TOULOUSE : Des hommes et femmes affaiblis, parfois handicapés, aux carrefours de la ville: derrière ces mendiants du bitume, un modus operandi bien rôdé, piloté par cinq familles Roms bulgares dont 18 membres sont jugés à Toulouse pour traite d'être humains.
A l'audience, comme depuis leur arrestation en 2018, les prévenus - dont 17 en détention provisoire - nient avoir exploité la mendicité de quiconque, disant être eux-même des misérables ayant quitté la Bulgarie pour pratiquer la mendicité en France.
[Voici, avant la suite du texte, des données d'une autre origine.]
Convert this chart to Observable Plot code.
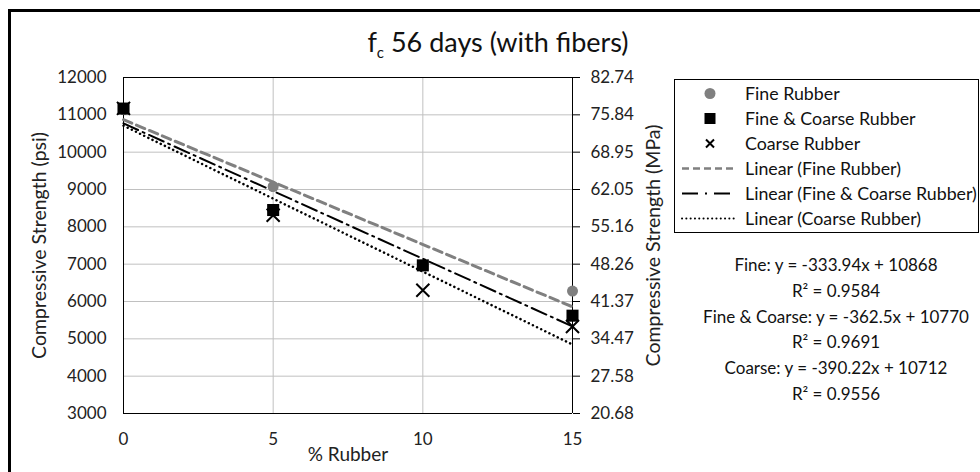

Une version contredite mardi à la barre par le commissaire Arnaud Durand, cité par le ministère public, qui a dirigé l'enquête dans cette affaire.
Les prévenus, comme les 33 victimes, vivaient dans un camp du nord-est de Toulouse «où pullulaient des rats», «mais avec une claire hiérarchisation entre les habitations», affirme le commissaire. «Les mendiants dormaient parfois sur des bâches à même le sol, certains ne s'étaient pas lavés depuis des mois», relate-t-il, décrivant par ailleurs des «baraquements avec plus de confort» où vivaient les prévenus, équipés de réfrigérateurs ou de télévisions, comme on peut le voir sur des photos prises lors des interpellations.
Et l'enquêteur est catégorique: les prévenus «ne pratiquaient pas la mendicité», mais contrôlaient depuis le camp les mendiants qui, privés de leurs pièces d'identité, étaient envoyés aux différents carrefours de la Ville rose.
Supplices
«Tout commence début 2016, lors d'une plainte d'un mendiant bulgare qui déclarait pratiquer la mendicité pour le compte d'un dénommé "Tsetso", qu'il accuse de l'avoir dénudé, attaché à un poteau et fouetté avec un câble électrique, à cause d'un différend sur la somme rapportée de la mendicité», raconte M. Durand.
Au cours de l'été 2017, d'autres plaintes sont déposées par des mendiants. «Un homme de 47 ans expliquait être +esclave+ et +prisonnier+ de la famille de Ivan Vasilev Ivanov, et n'avoir aucun moyen de s'en soustraire», poursuit le chef des enquêteurs.
Et début 2018, «un informateur» le contacte, indique-t-il, sans donner de détails sur l'identité de ce dernier.
Une image plus précise se dessine alors sur le modus operandi ayant conduit les victimes en France.
Le mystérieux informateur «explique qu'elles étaient recrutées en Bulgarie, souvent sur critère de leur handicap, avec la promesse d'un travail ou du partage des gains de la mendicité». Mais une fois sur place, les cinq familles géraient chacune un certain nombre de mendiants et leur retiraient leurs pièces d'identité.
«Afficher la réussite»
La région de Pleven dans le nord de la Bulgarie, d'où sont originaires à la fois les prévenus et les victimes, est l'une des plus démunies dans ce pays, le plus pauvre de l'Union européenne.
Privées des gains du jour rapportés de la mendicité, «les victimes étaient maintenues sous contrôle avec de l'alcool bon marché qu'on leur faisait boire. Et s'ils ne ramenaient pas assez d'argent, ils ne mangeaient pas».
Les pièces récoltées étaient échangées en billets auprès de commerçants locaux puis acheminées en Bulgarie à travers d'organismes de transfert d'argent. Les prévenus, également soupçonnés de blanchiment d'argent, «avaient un train de vie assez luxueux dans leur pays, avec notamment des berlines de luxe», explique l'enquêteur, soulignant s'être notamment basé sur des photos postées sur Facebook «où il est coutume chez eux d'afficher leur réussite».
La surveillance physique du camp et la mise en place d'écoutes téléphoniques ont permis «de mettre en exergue la réalité de ces réseaux, la violence, les menaces. Elles ont été assez importantes pour déterminer le rôle de chacun et vérifier les déclarations de l'informateur», indique M. Durand.
En juin 2018, 11 personnes sont interpellées sur le camp où sont retrouvés d'importantes sommes d'argent et des papiers d'identité. Les autres, notamment les «têtes de réseau» qui ne se trouvaient pas au camp ce jour-là, seront arrêtés plus tard.
«Certaines victimes pleuraient au commissariat, de soulagement d'avoir été "libérées"», se souvient l'enquêteur.
Retournées depuis en Bulgarie dans le cadre d'un départ volontaire, aucune confrontation n'a pu avoir lieu avec les prévenus, qui la réclament pourtant. Une situation «problématique», estiment les avocats de la défense.
Le procès, qui a débuté lundi, doit s'achever le 10 février.